Knowing the difference can help you choose which cookies you would like to allow the next time you visit a website asking for your cookie preferences.

1. Magic cookies

Magic cookies were originally used by Unix programmers to authenticate and track users in a system. Magic cookies are data tokens that allow servers and web browsers to communicate.

HTTP cookies are a type of magic cookie used by websites to store information. The data stored in magic cookies are encrypted and, under normal circumstances, only the server that created the cookie can read the data.

2. HTTP cookies

HTTP cookies are the internet version of magic cookies. They were specifically designed for the web, and this is where all modern cookies are derived from. Lou Montulli invented the HTTP cookies in 1994 to help websites remember the users visiting them and lessen the burden on web servers.

3. First-party cookies

First-party cookies are from websites you directly visit in your browser and are used to improve your online user experience. They often store information relevant to the website such as what you’ve viewed in the past or your settings preferences.
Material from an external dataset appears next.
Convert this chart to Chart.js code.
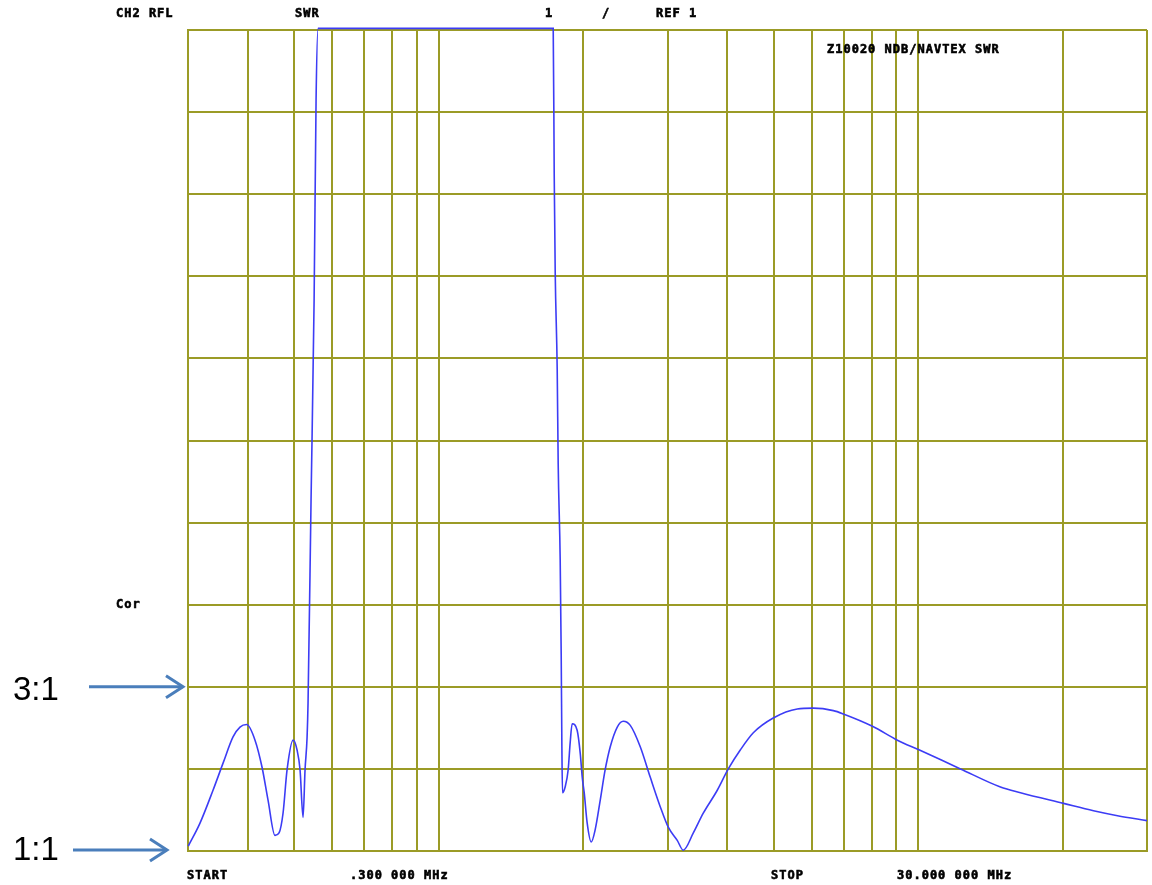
<!DOCTYPE html>
<html>
<head>
<meta charset="utf-8">
<script src="https://cdn.jsdelivr.net/npm/chart.js@4"></script>
<style>
	html, body { margin: 0; padding: 0; background: #fff; }
	#wrap { position: relative; width: 1152px; height: 885px; }
</style>
</head>
<body>
<div id="wrap"><canvas id="swrChart" width="1152" height="885"></canvas></div>
<script>
// frequency in MHz (log axis) and SWR
const freqs = [
	0.3004, 0.3178, 0.3383, 0.355, 0.3724, 0.3851, 0.3977, 0.4139, 0.4281, 0.4406,
	0.4556, 0.4645, 0.4735, 0.4828, 0.4969, 0.5065, 0.5138, 0.5213, 0.5263, 0.5314,
	0.5339, 0.5417, 0.5497, 0.5549, 0.5603, 1.7245, 1.7329, 1.7412, 1.7496, 1.7665,
	1.7749, 1.792, 1.8006, 1.8066, 1.8118, 1.835, 1.862, 1.88, 1.898, 1.944,
	1.973, 1.992, 2.011, 2.04, 2.08, 2.12, 2.172, 2.224, 2.279, 2.357,
	2.426, 2.509, 2.632, 2.761, 2.897, 3.011, 3.144, 3.236, 3.396, 3.562,
	3.81, 4.017, 4.255, 4.53, 4.985, 5.594, 6.041, 6.653, 6.978, 8.025,
	9.047, 10.06, 12.25, 14.84, 16.34, 20.09, 23.2, 26.04, 30.0
];
const swr = [
	1.06, 1.34, 1.74, 2.07, 2.39, 2.51, 2.54, 2.35, 2.02, 1.62,
	1.19, 1.22, 1.46, 1.99, 2.35, 2.23, 1.99, 1.41, 1.99, 2.38,
	2.8, 5.28, 7.71, 10.15, 11.02, 11.02, 11.02, 9.25, 8.05, 6.86,
	5.71, 4.54, 3.4, 2.27, 1.71, 1.78, 1.99, 2.32, 2.55, 2.47,
	2.19, 1.9, 1.71, 1.34, 1.11, 1.26, 1.62, 1.99, 2.27, 2.51,
	2.58, 2.53, 2.27, 1.9, 1.54, 1.29, 1.13, 1.01, 1.22, 1.46,
	1.74, 2.0, 2.23, 2.44, 2.62, 2.73, 2.74, 2.71, 2.67, 2.52,
	2.35, 2.23, 2.0, 1.78, 1.71, 1.58, 1.49, 1.43, 1.37
];
// vertical grid lines (MHz)
const gridFreqs = [0.3, 0.4, 0.5, 0.6, 0.7, 0.8, 0.9, 1, 2, 3, 4, 5, 6, 7, 8, 9, 10, 20, 30];

const gridColor = '#9b9b26';
const monoFont = 'bold 12px "DejaVu Sans Mono", monospace';

// analyzer annotations and the added 3:1 / 1:1 arrows
const labelsPlugin = {
	id: 'labels',
	afterDraw(chart) {
		const ctx = chart.ctx;
		ctx.save();
		ctx.fillStyle = '#000';
		ctx.strokeStyle = '#000';
		ctx.lineWidth = 0.6;
		ctx.font = monoFont;
		ctx.letterSpacing = '1px';
		ctx.textBaseline = 'middle';
		ctx.textAlign = 'left';
		const txt = (s, x, y) => {
			ctx.fillText(s, x, y);
			ctx.strokeText(s, x, y);
		};
		txt('CH2 RFL', 116, 14);
		txt('SWR', 295, 14);
		txt('1', 545, 14);
		txt('/', 602, 14);
		txt('REF 1', 656, 14);
		txt('Z10020 NDB/NAVTEX SWR', 827, 50);
		txt('Cor', 116, 605);
		txt('START', 187, 876);
		txt('.300 000 MHz', 350, 876);
		txt('STOP', 771, 876);
		txt('30.000 000 MHz', 897, 876);

		ctx.letterSpacing = '0px';
		ctx.font = '33px "Liberation Sans", Arial, sans-serif';
		ctx.fillText('3:1', 13, 691);
		ctx.fillText('1:1', 13, 851);

		const yScale = chart.scales.y;
		const arrow = (x1, x2, y) => {
			ctx.strokeStyle = '#4a7ebb';
			ctx.lineWidth = 3;
			ctx.beginPath();
			ctx.moveTo(x1, y);
			ctx.lineTo(x2, y);
			ctx.stroke();
			ctx.beginPath();
			ctx.moveTo(x2 - 17, y - 11);
			ctx.lineTo(x2, y);
			ctx.lineTo(x2 - 17, y + 11);
			ctx.stroke();
		};
		arrow(89, 183, yScale.getPixelForValue(3));
		arrow(73, 167, yScale.getPixelForValue(1) - 1);
		ctx.restore();
	}
};

const ctx = document.getElementById('swrChart');
new Chart(ctx, {
	type: 'line',
	data: {
		labels: freqs,
		datasets: [{
			data: freqs.map((f, i) => ({ x: f, y: swr[i] })),
			borderColor: '#3c3cf5',
			borderWidth: 1.6,
			pointRadius: 0,
			cubicInterpolationMode: 'monotone',
			clip: false
		}]
	},
	options: {
		responsive: false,
		animation: false,
		events: [],
		layout: { padding: { left: 188, right: 5, top: 30, bottom: 34 } },
		plugins: { legend: { display: false }, tooltip: { enabled: false } },
		scales: {
			x: {
				type: 'logarithmic',
				min: 0.3,
				max: 30,
				afterBuildTicks: (axis) => {
					axis.ticks = gridFreqs.map(v => ({ value: v }));
				},
				ticks: { display: false },
				grid: { color: gridColor, lineWidth: 2, drawTicks: false },
				border: { color: gridColor, width: 2 }
			},
			y: {
				type: 'linear',
				min: 1,
				max: 11,
				ticks: { display: false, stepSize: 1 },
				grid: { color: gridColor, lineWidth: 2, drawTicks: false },
				border: { color: gridColor, width: 2 }
			}
		}
	},
	plugins: [labelsPlugin]
});
</script>
</body>
</html>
As long as you are visiting authentic and reputable websites, first-party cookies are usually harmless and make it easier to browse your favorite websites.

4. Third-party cookies

Third-party cookies are probably the most controversial type of cookie in terms of data privacy. They usually track your behavior for advertising purposes and aren’t a direct part of the websites you visit. Instead, they’re usually embedded in ads, videos, or web banners. Even a Facebook “like” button uses third-party cookies.

5. Zombie cookies

Also known as supercookies, zombie cookies are a type of third-party cookie. However, they aren’t stored in the same place as regular cookies. So even if a person deletes cookies, zombie cookies will rise from the dead and reinstall themselves. They have gained a reputation for being notoriously difficult to remove.

6. Session cookies

Session cookies work by storing information while you’re browsing a website. This means it won’t have to reauthenticate you for every web page you visit. Once you exit, your browser deletes all session cookies.

Session cookies enable you to add an item to your shopping cart, browse multiple other pages, and then still keep track of your item in your cart. These are one of the most common types of cookies.

7. Persistent cookies

Persistent cookies are used to track and collect information about you. This particular cookie enables websites to remember if you’re logged in and under what account. It’s also used to build a profile on your search history, so websites can recommend products, services, or content relevant to you. Most of these cookies usually have an expiration date. Persistent cookies are also a common type of cookie.

8. Essential cookies

You’re probably familiar with the banner or pop-up asking you for your cookie preferences for a website. Essential cookies are frequently an option to run only cookies necessary to run the website or for services you have requested (such as remembering your login credentials). This means you remove third-party cookies from your website experience.

9. Performance cookies

As the name suggests, performance cookies track your online movements and that data is used to improve the website. They measure analytics like how many times you visited a page, how much time you spent on a page, or when you left the website. This is often a first-party cookie, but many websites use a third party to track these analytics.

10. Functionality cookies

Functionality cookies allow you to use the fundamental features of a website. This could be anything from your language preference to displaying local news stories. They typically enhance a website’s performance and functionality. Some site features may not be available without functional cookies.

11. Advertising cookies

Third-party persistent cookies are often used for advertising purposes. Advertising cookies (also called targeting cookies) build a profile on you based on your interests, search history, and items you view. They then share that information with other websites, so they can advertise relevant products and services to you.

For example, maybe you searched for gym shoes recently. Don’t be too surprised later when you see an ad on social media for gym shoes or relevant items such as socks.